While an environmental science degree will give you the scientific background you need to understand the research, you’ll also need strong writing and editing skills to pursue this career.
While this might sound like a similar role to science editor, science communicators work across industries and mediums. No matter what your focus is, though, all science communications specialists have the same goal: sharing often complex information about science (or the environment) in a way that the intended audience understands it, cares about it, and knows what to do about it. Depending on where you work, you may write press releases, website or social copy, TV, radio, or online video scripts, or reported and researched articles; create infographics, videos, pamphlets, and other presentations; or produce educational materials for schools, museums, and other programs.

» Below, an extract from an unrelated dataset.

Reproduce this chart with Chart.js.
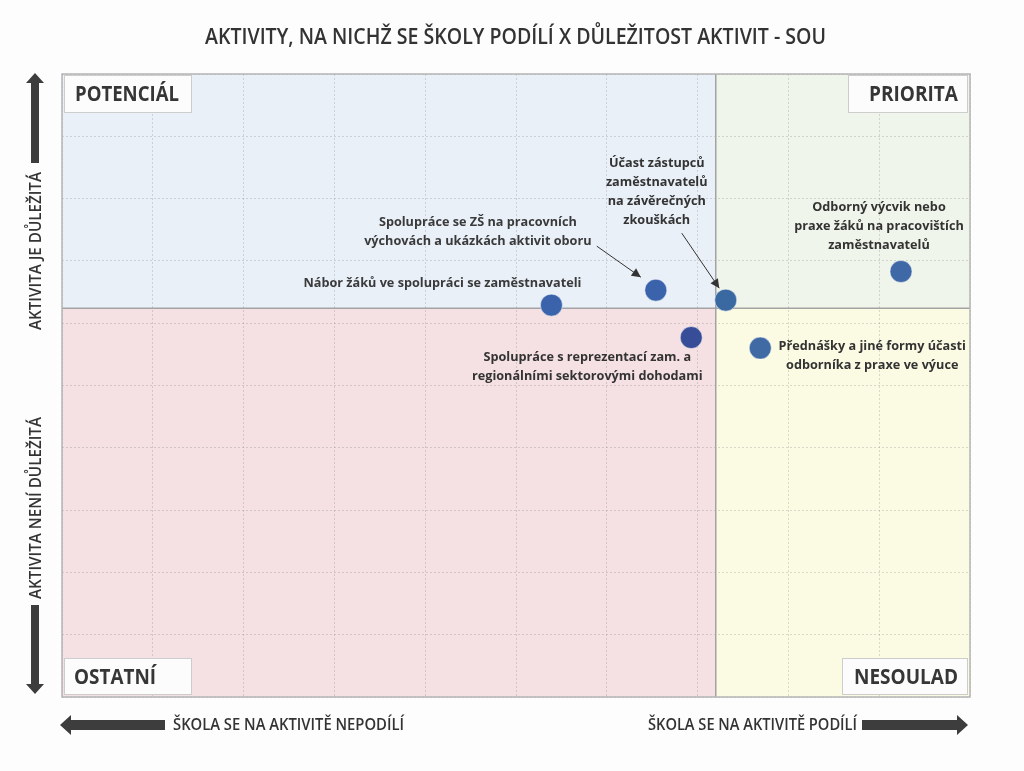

Your background in environmental science will give you the technical know-how you’ll need and lend you credibility, Levine says. You may also need strong writing skills, social media savvy, video production knowledge, or graphic design chops, depending on the roles you’d like to pursue. You may find jobs for science or environmental nonprofits, departments, or organizations labeled “communications specialist,” “communications coordinator,” or similar, but you should also search for roles that describe the specific work you’d like to do, such as “copywriter,” “video editor,” or “social media manager” at companies that focus on an area of the environment or science you’re passionate about.
Average salary: $61,881
Data analysts collect, organize, and interpret large amounts of information in order to solve problems or make recommendations. They may also be responsible for creating projections, models, or data visualisations.
You can find these roles at companies across many industries, so if you’d like to work for a company focused on some aspect of the environment, you can. For example, you might analyze the data from a large number of water samples taken along a coastline to look for patterns for a clean water–focused nonprofit.
But as an environmental science graduate, you likely have the data knowledge you need to seek a position in a different field entirely—particularly if you can demonstrate coding experience, which employers are increasingly looking for in data professionals. You can also take online classes or look into a data science bootcamp to boost your skills. A bachelor’s degree is usually the only education requirement for entry-level roles, but you may need a master’s degree for more senior roles.
Average salary: $57,134
Marketing analysts evaluate data, prices, markets, strategies, and customer bases to answer marketing questions or solve issues either for the company they work for or for a client company. If you have an environmental science degree but you’re interested in something outside of that field, marketing analysts are needed in every industry. For example, you could find a marketing analyst job for a renewable energy company that sells solar panels to individual homes or you can find a position for a tech company working on a productivity app.
With the storytelling, data analysis, research, and marketing skills you gained from your coursework, you can likely find an entry-level marketing analyst job right out of undergrad.